> [THE INPUT]

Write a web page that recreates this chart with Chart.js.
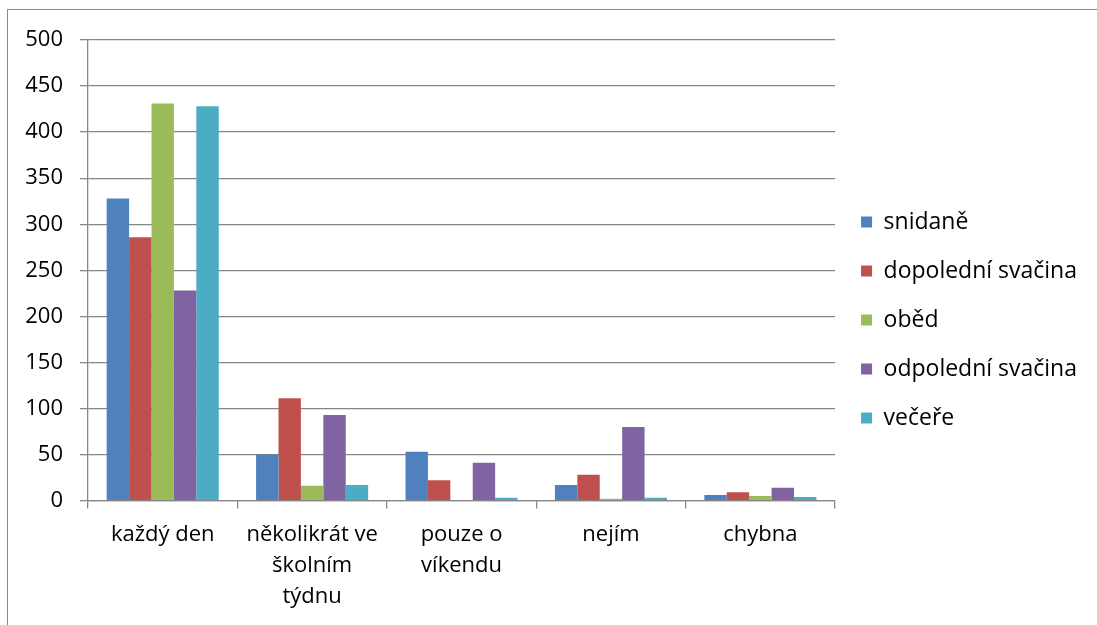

==

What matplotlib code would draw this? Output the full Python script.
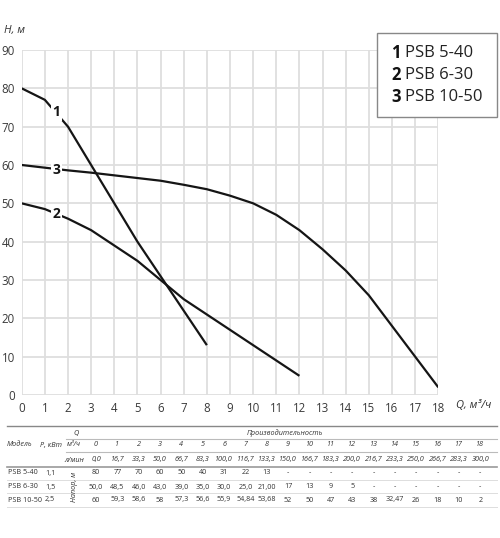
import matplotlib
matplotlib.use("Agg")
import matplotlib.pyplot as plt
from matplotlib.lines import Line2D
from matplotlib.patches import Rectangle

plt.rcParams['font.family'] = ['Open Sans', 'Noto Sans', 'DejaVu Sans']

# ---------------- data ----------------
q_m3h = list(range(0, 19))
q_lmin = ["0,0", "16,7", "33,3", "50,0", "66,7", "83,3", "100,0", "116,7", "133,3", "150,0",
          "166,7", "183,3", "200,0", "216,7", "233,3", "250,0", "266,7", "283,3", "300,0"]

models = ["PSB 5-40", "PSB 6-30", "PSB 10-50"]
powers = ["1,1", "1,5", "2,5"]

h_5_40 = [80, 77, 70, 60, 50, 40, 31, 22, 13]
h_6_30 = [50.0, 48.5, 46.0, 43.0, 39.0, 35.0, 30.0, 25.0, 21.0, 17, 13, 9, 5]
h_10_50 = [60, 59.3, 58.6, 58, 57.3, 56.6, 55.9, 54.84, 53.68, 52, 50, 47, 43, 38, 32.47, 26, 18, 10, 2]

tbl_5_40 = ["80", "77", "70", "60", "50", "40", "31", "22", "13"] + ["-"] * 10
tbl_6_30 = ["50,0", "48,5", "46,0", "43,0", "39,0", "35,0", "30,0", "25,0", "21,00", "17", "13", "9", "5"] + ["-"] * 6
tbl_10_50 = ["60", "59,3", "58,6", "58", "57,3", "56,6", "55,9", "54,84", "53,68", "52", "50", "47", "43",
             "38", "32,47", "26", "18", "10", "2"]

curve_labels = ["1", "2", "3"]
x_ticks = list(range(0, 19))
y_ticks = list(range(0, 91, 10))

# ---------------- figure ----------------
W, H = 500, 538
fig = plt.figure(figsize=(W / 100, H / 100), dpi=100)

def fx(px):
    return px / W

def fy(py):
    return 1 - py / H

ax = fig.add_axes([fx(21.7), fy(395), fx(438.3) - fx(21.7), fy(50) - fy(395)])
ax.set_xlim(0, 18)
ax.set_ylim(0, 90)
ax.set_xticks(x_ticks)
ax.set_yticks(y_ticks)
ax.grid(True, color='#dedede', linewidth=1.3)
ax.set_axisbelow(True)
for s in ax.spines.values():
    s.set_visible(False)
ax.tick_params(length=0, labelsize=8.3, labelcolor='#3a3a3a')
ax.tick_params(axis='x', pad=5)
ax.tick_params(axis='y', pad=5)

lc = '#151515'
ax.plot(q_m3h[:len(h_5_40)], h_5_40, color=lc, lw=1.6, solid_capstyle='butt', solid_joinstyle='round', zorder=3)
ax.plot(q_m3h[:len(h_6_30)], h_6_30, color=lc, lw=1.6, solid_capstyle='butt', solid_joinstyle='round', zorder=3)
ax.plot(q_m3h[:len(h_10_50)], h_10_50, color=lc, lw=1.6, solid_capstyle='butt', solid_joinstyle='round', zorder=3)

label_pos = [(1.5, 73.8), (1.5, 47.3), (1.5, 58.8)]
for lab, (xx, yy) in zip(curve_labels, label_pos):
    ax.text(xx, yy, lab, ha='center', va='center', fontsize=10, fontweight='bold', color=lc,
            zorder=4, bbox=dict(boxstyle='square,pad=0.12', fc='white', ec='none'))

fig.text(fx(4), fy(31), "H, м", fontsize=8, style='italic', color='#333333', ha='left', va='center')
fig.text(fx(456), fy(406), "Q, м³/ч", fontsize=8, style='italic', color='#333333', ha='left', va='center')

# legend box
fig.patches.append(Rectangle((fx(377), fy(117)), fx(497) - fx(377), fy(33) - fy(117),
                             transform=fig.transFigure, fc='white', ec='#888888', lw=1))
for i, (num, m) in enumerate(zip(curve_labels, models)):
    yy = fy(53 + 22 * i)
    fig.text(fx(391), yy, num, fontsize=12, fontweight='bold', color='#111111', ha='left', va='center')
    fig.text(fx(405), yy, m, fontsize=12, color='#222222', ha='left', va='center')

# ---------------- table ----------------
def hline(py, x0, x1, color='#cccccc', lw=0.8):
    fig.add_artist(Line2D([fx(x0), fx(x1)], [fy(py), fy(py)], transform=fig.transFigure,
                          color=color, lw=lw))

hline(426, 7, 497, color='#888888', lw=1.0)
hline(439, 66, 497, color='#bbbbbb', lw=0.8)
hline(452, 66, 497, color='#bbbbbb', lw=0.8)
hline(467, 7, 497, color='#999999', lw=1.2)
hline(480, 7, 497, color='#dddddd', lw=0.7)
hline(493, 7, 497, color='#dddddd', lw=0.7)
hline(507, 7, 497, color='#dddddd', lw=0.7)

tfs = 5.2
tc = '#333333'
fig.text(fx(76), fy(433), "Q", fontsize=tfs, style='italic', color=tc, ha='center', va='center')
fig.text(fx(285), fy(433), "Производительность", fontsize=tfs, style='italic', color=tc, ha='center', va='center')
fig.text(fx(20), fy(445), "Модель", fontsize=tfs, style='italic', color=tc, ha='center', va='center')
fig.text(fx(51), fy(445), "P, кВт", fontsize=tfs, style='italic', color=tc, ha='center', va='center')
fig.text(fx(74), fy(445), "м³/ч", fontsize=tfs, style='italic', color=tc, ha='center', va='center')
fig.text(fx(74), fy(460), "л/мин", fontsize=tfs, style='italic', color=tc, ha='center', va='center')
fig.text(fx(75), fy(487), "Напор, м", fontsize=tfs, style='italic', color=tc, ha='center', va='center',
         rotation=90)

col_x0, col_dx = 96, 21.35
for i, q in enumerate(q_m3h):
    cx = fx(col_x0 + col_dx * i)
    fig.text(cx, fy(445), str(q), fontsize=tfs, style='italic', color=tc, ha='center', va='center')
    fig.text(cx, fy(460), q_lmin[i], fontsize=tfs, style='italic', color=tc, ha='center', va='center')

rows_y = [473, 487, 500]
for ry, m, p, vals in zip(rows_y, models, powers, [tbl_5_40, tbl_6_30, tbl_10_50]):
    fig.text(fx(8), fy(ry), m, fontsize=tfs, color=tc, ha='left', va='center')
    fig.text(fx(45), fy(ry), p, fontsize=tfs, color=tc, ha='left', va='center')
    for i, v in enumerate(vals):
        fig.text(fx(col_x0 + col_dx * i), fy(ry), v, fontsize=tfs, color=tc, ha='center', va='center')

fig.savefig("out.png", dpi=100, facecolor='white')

> [WORK INSTRUCTIONS]
In the listing above, locate each line with "matplotlib" and copy it.

> [EXPECTED ANSWER]
What matplotlib code would draw this? Output the full Python script.
import matplotlib
matplotlib.use("Agg")
import matplotlib.pyplot as plt
from matplotlib.lines import Line2D
from matplotlib.patches import Rectangle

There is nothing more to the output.